For most of the six episode run time of The Devil’s Hour, created by Tom Moran and co-exec produced by Steven Moffat and Sue Vertue, it is not entirely clear what the hell is even going on. Lucy (Jessica Raine) is having nightmares about things that never happened and visions of tragedies yet to occur. Her son Isaac is a strange little boy who repeats back things said to him, has multiple imaginary friends and displays no emotion ever – he’s not autistic, he’s not schizophrenic and the latest in the line of doctors working with Lucy and Isaac (played by Meera Syal) doesn’t know what’s wrong with him either.
Meanwhile, somewhere, sometime, Lucy is in a room with strange old man Gideon (Peter Capaldi). She has bruises all over her face, and he is handcuffed to the table. “What’s the worst thing that you have ever experienced?” he asks. The answer to that question and many, many more are not revealed until the final episode.
It’s a blessing and a curse. For a high profile and genuinely creepy mystery it keeps the audience guessing right til the end, making The Devil’s Hour extremely compulsive viewing. On the downside, it means the final episode is incredibly exposition heavy, cramming in solutions, metaphysics, massive themes, philosophy and more, mostly delivered from that room in episode one. It’s a lot.
In fact, The Devil’s Hour as a whole, is a lot. What’s up with Isaac? Why is Lucy waking every night at 3.33? Who is the driver of the mysterious red van? Throw in two child abductions many years apart, a handful of murders, gang warfare, a love story and a family dispute, ghosts (or not), Lucy’s sick mother, and an incredibly bleak world view and you have a very ambitious show that spins too many plates, and gets its shoelaces tied up in the multiple plot threads. Which is not to say this isn’t a good show – it’s glossy, the dialogue is well-written and the cast, for the most part, shines.
Raine gives a very game and increasingly frantic performance, never sadder than when she’s relentlessly trying to raise a smile from her strange and plaintive child, doing voices, making up songs, telling jokes and forcing her own laughter to try to elicit his. It’s for nothing.

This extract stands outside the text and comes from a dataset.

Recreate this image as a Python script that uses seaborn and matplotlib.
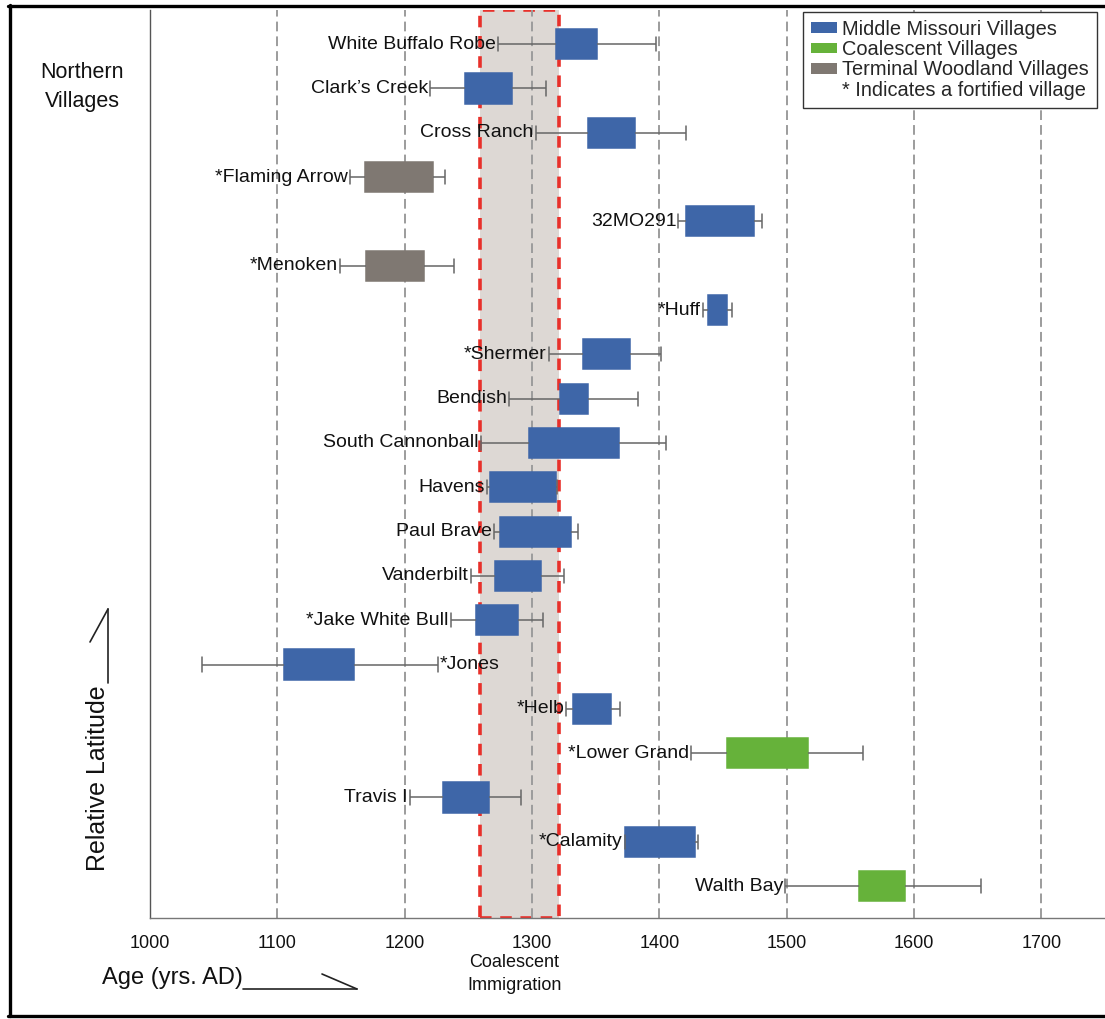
import numpy as np
import pandas as pd
import seaborn as sns
import matplotlib.pyplot as plt
from matplotlib.lines import Line2D
from matplotlib.patches import Patch

# villages, listed north to south
villages = ['White Buffalo Robe', "Clark\u2019s Creek", 'Cross Ranch', '*Flaming Arrow',
            '32MO291', '*Menoken', '*Huff', '*Shermer', 'Bendish', 'South Cannonball',
            'Havens', 'Paul Brave', 'Vanderbilt', '*Jake White Bull', '*Jones', '*Helb',
            '*Lower Grand', 'Travis I', '*Calamity', 'Walth Bay']
groups = ['MM', 'MM', 'MM', 'TW', 'MM', 'TW', 'MM', 'MM', 'MM', 'MM',
          'MM', 'MM', 'MM', 'MM', 'MM', 'MM', 'CO', 'MM', 'MM', 'CO']
low = [1273, 1220, 1303, 1157, 1415, 1149, 1434, 1313, 1282, 1260,
       1265, 1270, 1252, 1236, 1041, 1327, 1425, 1204, 1373, 1499]
q1 = [1319, 1247, 1344, 1169, 1421, 1170, 1438, 1340, 1322, 1298,
      1267, 1275, 1271, 1256, 1105, 1332, 1453, 1230, 1373, 1557]
q3 = [1351, 1284, 1381, 1222, 1474, 1215, 1453, 1377, 1344, 1368,
      1319, 1331, 1307, 1289, 1160, 1362, 1517, 1266, 1428, 1593]
high = [1397, 1311, 1421, 1232, 1481, 1239, 1457, 1401, 1383, 1405,
        1320, 1336, 1325, 1309, 1226, 1369, 1560, 1291, 1430, 1653]

coalescent_start, coalescent_end = 1259, 1321

pal = {'MM': '#3e66a8', 'CO': '#66b23a', 'TW': '#7f7872'}
legend_names = {'MM': 'Middle Missouri Villages', 'CO': 'Coalescent Villages',
                'TW': 'Terminal Woodland Villages'}

rows = []
for v, g, a, b, c, d in zip(villages, groups, low, q1, q3, high):
    for val in [a, b, b, c, d]:
        rows.append({'village': v, 'group': g, 'year': val})
df = pd.DataFrame(rows)

sns.set_style('white')
plt.rcParams['font.family'] = ['Liberation Sans', 'DejaVu Sans']

fig = plt.figure(figsize=(11.05, 10.19), dpi=100)
ax = fig.add_axes([150 / 1105, 1 - 918 / 1019, 1 - 150 / 1105, (918 - 10) / 1019])

sns.boxplot(data=df, x='year', y='village', hue='group', order=villages, palette=pal,
            saturation=1, dodge=False, width=0.68, whis=np.inf, showfliers=False,
            linecolor='#666666', linewidth=1.1, medianprops={'visible': False},
            legend=False, ax=ax, capwidths=0.32)
for p in ax.patches:
    p.set_edgecolor(p.get_facecolor())
    p.set_zorder(2)

# coalescent immigration window
ax.axvspan(coalescent_start, coalescent_end, facecolor='#ddd8d4', edgecolor='#e8302a',
           linestyle=(0, (3.2, 2.4)), linewidth=2.6, zorder=0.3)

for i, v in enumerate(villages):
    if v == '*Jones':
        ax.annotate(v, (high[i], i), xytext=(1, 0), textcoords='offset points',
                    ha='left', va='center', fontsize=14, color='#111111')
    else:
        ax.annotate(v, (low[i], i), xytext=(-1.5, 0), textcoords='offset points',
                    ha='right', va='center', fontsize=14, color='#111111')

ax.set_xlim(1000, 1750)
ax.set_ylim(19.72, -0.77)
ax.set_xticks(range(1000, 1800, 100))
ax.set_yticks([])
ax.set_xlabel('')
ax.set_ylabel('')
ax.tick_params(axis='x', length=0, pad=12, labelsize=13, labelcolor='#111111')
for x in range(1100, 1800, 100):
    ax.axvline(x, color='#9c9c9c', linewidth=1.4, linestyle=(0, (5, 2.6)), zorder=0.5)
for s in ['top', 'right']:
    ax.spines[s].set_visible(False)
ax.spines['left'].set_color('#555555')
ax.spines['bottom'].set_color('#777777')
ax.spines['left'].set_linewidth(1.0)
ax.spines['bottom'].set_linewidth(1.0)

ax.text((coalescent_start + coalescent_end) / 2 - 4, -0.04, 'Coalescent\nImmigration',
        transform=ax.get_xaxis_transform(), ha='center', va='top', fontsize=13,
        linespacing=1.4, color='#111111')

handles = [Patch(facecolor=pal[k], edgecolor='none') for k in ['MM', 'CO', 'TW']]
handles.append(Patch(facecolor='none', edgecolor='none'))
labels = [legend_names[k] for k in ['MM', 'CO', 'TW']] + ['* Indicates a fortified village']
leg = ax.legend(handles, labels, loc='upper right', bbox_to_anchor=(0.9916, 0.9978),
                fontsize=14.4, labelspacing=0.06, handlelength=1.3, handleheight=0.45,
                handletextpad=0.25, borderpad=0.4, borderaxespad=0, fancybox=False,
                framealpha=1, edgecolor='#333333')
leg.get_frame().set_linewidth(1.0)

# side annotations
fig.text(82 / 1105, 1 - 87 / 1019, 'Northern\nVillages', ha='center', va='center',
         fontsize=15.5, linespacing=1.45, color='#111111')
fig.text(98 / 1105, 1 - 778 / 1019, 'Relative Latitude', rotation=90, ha='center',
         va='center', fontsize=18, color='#111111')
fig.text(172 / 1105, 1 - 978 / 1019, 'Age (yrs. AD)', ha='center', va='center',
         fontsize=17, color='#111111')

def figline(xs, ys, lw=1.2, color='#222222'):
    fig.add_artist(Line2D([x / 1105 for x in xs], [1 - y / 1019 for y in ys],
                          color=color, linewidth=lw))

figline([108, 108], [609, 683])
figline([108, 90], [609, 642])
figline([243, 357], [989, 989])
figline([322, 357], [974, 989])

# outer frame
figline([9.5, 9.5], [5, 1016], lw=2.4, color='black')
figline([8, 1105], [6, 6], lw=2.4, color='black')
figline([8, 1105], [1016, 1016], lw=2.4, color='black')

plt.savefig('out.png', dpi=100)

Praise should be given to young Benjamin Chivers, who plays Isaac – though his directive is basically don’t react and look sad, he does so in a way that makes him frightening and sympathetic in equal measure, and Lucy’s desperation to love him no matter what takes on an air of tragedy.
Phil Dunster, aka Ted Lasso’s Jamie Tartt is suitably charming/smarmy as Isaac’s estranged father Mike, while Nikesh Patel, who plays DI Ravi Dhillon, the cop trying to solve multiple cases whose path eventually crosses with Lucy, is a charismatic straight man guiding the audience through the slowly unfolding plots.
Peter Capaldi, however, is a bit underused. While his mysterious character is obviously key, he spends a great deal of time sitting at that table being enigmatic and explaining things, or not adequately explaining them, depending on which episode you are up to. Post Doctor Who, it’s nice to see him taking on a villainous (or is he?) role, but he doesn’t have a massive amount to actually do.
So ultimately The Devil’s Hour is only a partial success – clever, high concept and intriguing but not fully able to explore the big ideas at its core, opting instead to maintain the mystery until the end. We would say it would have benefited from another couple of episodes once the full truth is out there but sadly, we suspect the logic may have unraveled if looked at too deeply. Still, if you watch it with your mates there’s going to be a load to talk about after…
The Devil’s Hour is available to stream on Prime Video.